**DATASET SECTION:**
------------
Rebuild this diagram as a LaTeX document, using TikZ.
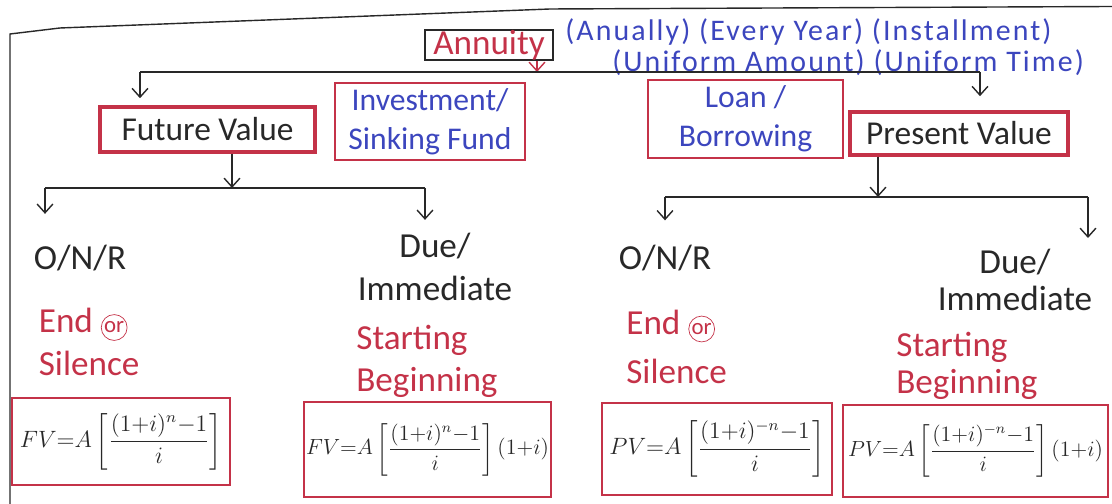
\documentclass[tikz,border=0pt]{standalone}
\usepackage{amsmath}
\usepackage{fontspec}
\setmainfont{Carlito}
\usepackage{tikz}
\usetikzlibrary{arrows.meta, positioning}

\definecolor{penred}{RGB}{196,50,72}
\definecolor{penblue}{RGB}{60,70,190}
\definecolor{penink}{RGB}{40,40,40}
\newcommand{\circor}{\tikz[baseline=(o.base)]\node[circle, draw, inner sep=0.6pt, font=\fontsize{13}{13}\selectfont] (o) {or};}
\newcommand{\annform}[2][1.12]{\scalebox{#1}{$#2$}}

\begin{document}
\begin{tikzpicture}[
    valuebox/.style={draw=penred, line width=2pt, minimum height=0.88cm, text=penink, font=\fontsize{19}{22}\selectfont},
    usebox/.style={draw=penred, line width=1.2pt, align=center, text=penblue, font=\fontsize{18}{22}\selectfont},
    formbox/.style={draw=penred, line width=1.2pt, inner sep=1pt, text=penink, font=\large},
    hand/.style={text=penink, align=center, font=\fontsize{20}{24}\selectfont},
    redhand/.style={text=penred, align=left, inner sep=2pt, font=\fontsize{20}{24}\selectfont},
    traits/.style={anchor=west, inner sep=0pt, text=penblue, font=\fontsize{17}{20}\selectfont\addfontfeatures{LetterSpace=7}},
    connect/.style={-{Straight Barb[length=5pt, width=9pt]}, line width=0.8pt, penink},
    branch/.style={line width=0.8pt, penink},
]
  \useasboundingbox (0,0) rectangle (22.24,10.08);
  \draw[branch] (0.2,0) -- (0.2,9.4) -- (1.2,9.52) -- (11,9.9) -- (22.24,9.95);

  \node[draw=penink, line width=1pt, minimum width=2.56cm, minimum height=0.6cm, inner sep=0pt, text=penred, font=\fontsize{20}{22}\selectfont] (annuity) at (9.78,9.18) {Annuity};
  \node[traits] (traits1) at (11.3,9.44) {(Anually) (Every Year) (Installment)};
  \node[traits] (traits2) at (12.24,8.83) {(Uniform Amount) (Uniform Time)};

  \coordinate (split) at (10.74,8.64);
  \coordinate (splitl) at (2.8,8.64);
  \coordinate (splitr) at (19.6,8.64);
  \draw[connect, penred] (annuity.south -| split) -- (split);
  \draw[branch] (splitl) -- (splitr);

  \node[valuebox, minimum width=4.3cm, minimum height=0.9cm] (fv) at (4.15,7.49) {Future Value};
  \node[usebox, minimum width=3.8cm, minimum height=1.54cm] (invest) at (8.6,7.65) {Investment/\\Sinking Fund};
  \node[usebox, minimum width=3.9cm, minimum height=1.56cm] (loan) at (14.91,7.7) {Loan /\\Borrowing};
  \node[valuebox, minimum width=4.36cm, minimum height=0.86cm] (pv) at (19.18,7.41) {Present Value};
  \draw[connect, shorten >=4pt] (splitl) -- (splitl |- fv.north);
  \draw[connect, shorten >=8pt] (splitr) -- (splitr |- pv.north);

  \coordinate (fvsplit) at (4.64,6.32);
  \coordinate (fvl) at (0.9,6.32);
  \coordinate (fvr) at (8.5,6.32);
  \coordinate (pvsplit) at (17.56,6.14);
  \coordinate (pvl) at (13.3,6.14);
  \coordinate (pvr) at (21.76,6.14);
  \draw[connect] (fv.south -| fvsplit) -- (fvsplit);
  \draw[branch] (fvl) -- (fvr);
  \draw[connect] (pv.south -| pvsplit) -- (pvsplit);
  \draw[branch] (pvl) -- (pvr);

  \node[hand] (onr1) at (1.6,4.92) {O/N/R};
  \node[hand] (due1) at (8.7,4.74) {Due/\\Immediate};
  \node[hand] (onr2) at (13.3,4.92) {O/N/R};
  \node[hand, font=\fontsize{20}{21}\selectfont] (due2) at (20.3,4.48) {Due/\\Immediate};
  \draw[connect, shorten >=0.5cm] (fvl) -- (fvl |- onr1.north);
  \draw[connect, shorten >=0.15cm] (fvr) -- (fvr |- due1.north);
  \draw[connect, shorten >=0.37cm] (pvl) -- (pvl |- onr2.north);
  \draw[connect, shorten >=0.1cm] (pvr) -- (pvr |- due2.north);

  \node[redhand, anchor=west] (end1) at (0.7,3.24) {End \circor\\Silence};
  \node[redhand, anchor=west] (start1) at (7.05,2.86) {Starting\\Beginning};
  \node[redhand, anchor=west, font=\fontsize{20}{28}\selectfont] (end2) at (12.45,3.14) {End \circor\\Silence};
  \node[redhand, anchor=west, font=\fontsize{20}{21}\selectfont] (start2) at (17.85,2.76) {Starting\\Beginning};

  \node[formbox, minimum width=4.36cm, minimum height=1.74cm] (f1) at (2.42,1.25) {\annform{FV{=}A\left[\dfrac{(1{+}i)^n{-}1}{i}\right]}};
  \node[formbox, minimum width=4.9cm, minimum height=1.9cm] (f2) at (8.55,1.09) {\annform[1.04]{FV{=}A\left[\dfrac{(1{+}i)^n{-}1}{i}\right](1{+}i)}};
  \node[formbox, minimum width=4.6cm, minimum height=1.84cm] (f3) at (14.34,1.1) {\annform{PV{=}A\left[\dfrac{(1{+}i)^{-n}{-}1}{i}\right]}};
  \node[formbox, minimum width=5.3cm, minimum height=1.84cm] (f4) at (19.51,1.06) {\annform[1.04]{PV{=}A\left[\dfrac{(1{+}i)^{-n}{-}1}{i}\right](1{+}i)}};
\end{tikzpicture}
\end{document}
------------
**TO BE DONE:** Reproduce the material in full, word for word, and omit the pictures.

**SOLUTION FOR THIS EXERCISE:**
Rebuild this diagram as a LaTeX document, using TikZ.
\documentclass[tikz,border=0pt]{standalone}
\usepackage{amsmath}
\usepackage{fontspec}
\setmainfont{Carlito}
\usepackage{tikz}
\usetikzlibrary{arrows.meta, positioning}

\definecolor{penred}{RGB}{196,50,72}
\definecolor{penblue}{RGB}{60,70,190}
\definecolor{penink}{RGB}{40,40,40}
\newcommand{\circor}{\tikz[baseline=(o.base)]\node[circle, draw, inner sep=0.6pt, font=\fontsize{13}{13}\selectfont] (o) {or};}
\newcommand{\annform}[2][1.12]{\scalebox{#1}{$#2$}}

\begin{document}
\begin{tikzpicture}[
    valuebox/.style={draw=penred, line width=2pt, minimum height=0.88cm, text=penink, font=\fontsize{19}{22}\selectfont},
    usebox/.style={draw=penred, line width=1.2pt, align=center, text=penblue, font=\fontsize{18}{22}\selectfont},
    formbox/.style={draw=penred, line width=1.2pt, inner sep=1pt, text=penink, font=\large},
    hand/.style={text=penink, align=center, font=\fontsize{20}{24}\selectfont},
    redhand/.style={text=penred, align=left, inner sep=2pt, font=\fontsize{20}{24}\selectfont},
    traits/.style={anchor=west, inner sep=0pt, text=penblue, font=\fontsize{17}{20}\selectfont\addfontfeatures{LetterSpace=7}},
    connect/.style={-{Straight Barb[length=5pt, width=9pt]}, line width=0.8pt, penink},
    branch/.style={line width=0.8pt, penink},
]
  \useasboundingbox (0,0) rectangle (22.24,10.08);
  \draw[branch] (0.2,0) -- (0.2,9.4) -- (1.2,9.52) -- (11,9.9) -- (22.24,9.95);

  \node[draw=penink, line width=1pt, minimum width=2.56cm, minimum height=0.6cm, inner sep=0pt, text=penred, font=\fontsize{20}{22}\selectfont] (annuity) at (9.78,9.18) {Annuity};
  \node[traits] (traits1) at (11.3,9.44) {(Anually) (Every Year) (Installment)};
  \node[traits] (traits2) at (12.24,8.83) {(Uniform Amount) (Uniform Time)};

  \coordinate (split) at (10.74,8.64);
  \coordinate (splitl) at (2.8,8.64);
  \coordinate (splitr) at (19.6,8.64);
  \draw[connect, penred] (annuity.south -| split) -- (split);
  \draw[branch] (splitl) -- (splitr);

  \node[valuebox, minimum width=4.3cm, minimum height=0.9cm] (fv) at (4.15,7.49) {Future Value};
  \node[usebox, minimum width=3.8cm, minimum height=1.54cm] (invest) at (8.6,7.65) {Investment/\\Sinking Fund};
  \node[usebox, minimum width=3.9cm, minimum height=1.56cm] (loan) at (14.91,7.7) {Loan /\\Borrowing};
  \node[valuebox, minimum width=4.36cm, minimum height=0.86cm] (pv) at (19.18,7.41) {Present Value};
  \draw[connect, shorten >=4pt] (splitl) -- (splitl |- fv.north);
  \draw[connect, shorten >=8pt] (splitr) -- (splitr |- pv.north);

  \coordinate (fvsplit) at (4.64,6.32);
  \coordinate (fvl) at (0.9,6.32);
  \coordinate (fvr) at (8.5,6.32);
  \coordinate (pvsplit) at (17.56,6.14);
  \coordinate (pvl) at (13.3,6.14);
  \coordinate (pvr) at (21.76,6.14);
  \draw[connect] (fv.south -| fvsplit) -- (fvsplit);
  \draw[branch] (fvl) -- (fvr);
  \draw[connect] (pv.south -| pvsplit) -- (pvsplit);
  \draw[branch] (pvl) -- (pvr);

  \node[hand] (onr1) at (1.6,4.92) {O/N/R};
  \node[hand] (due1) at (8.7,4.74) {Due/\\Immediate};
  \node[hand] (onr2) at (13.3,4.92) {O/N/R};
  \node[hand, font=\fontsize{20}{21}\selectfont] (due2) at (20.3,4.48) {Due/\\Immediate};
  \draw[connect, shorten >=0.5cm] (fvl) -- (fvl |- onr1.north);
  \draw[connect, shorten >=0.15cm] (fvr) -- (fvr |- due1.north);
  \draw[connect, shorten >=0.37cm] (pvl) -- (pvl |- onr2.north);
  \draw[connect, shorten >=0.1cm] (pvr) -- (pvr |- due2.north);

  \node[redhand, anchor=west] (end1) at (0.7,3.24) {End \circor\\Silence};
  \node[redhand, anchor=west] (start1) at (7.05,2.86) {Starting\\Beginning};
  \node[redhand, anchor=west, font=\fontsize{20}{28}\selectfont] (end2) at (12.45,3.14) {End \circor\\Silence};
  \node[redhand, anchor=west, font=\fontsize{20}{21}\selectfont] (start2) at (17.85,2.76) {Starting\\Beginning};

  \node[formbox, minimum width=4.36cm, minimum height=1.74cm] (f1) at (2.42,1.25) {\annform{FV{=}A\left[\dfrac{(1{+}i)^n{-}1}{i}\right]}};
  \node[formbox, minimum width=4.9cm, minimum height=1.9cm] (f2) at (8.55,1.09) {\annform[1.04]{FV{=}A\left[\dfrac{(1{+}i)^n{-}1}{i}\right](1{+}i)}};
  \node[formbox, minimum width=4.6cm, minimum height=1.84cm] (f3) at (14.34,1.1) {\annform{PV{=}A\left[\dfrac{(1{+}i)^{-n}{-}1}{i}\right]}};
  \node[formbox, minimum width=5.3cm, minimum height=1.84cm] (f4) at (19.51,1.06) {\annform[1.04]{PV{=}A\left[\dfrac{(1{+}i)^{-n}{-}1}{i}\right](1{+}i)}};
\end{tikzpicture}
\end{document}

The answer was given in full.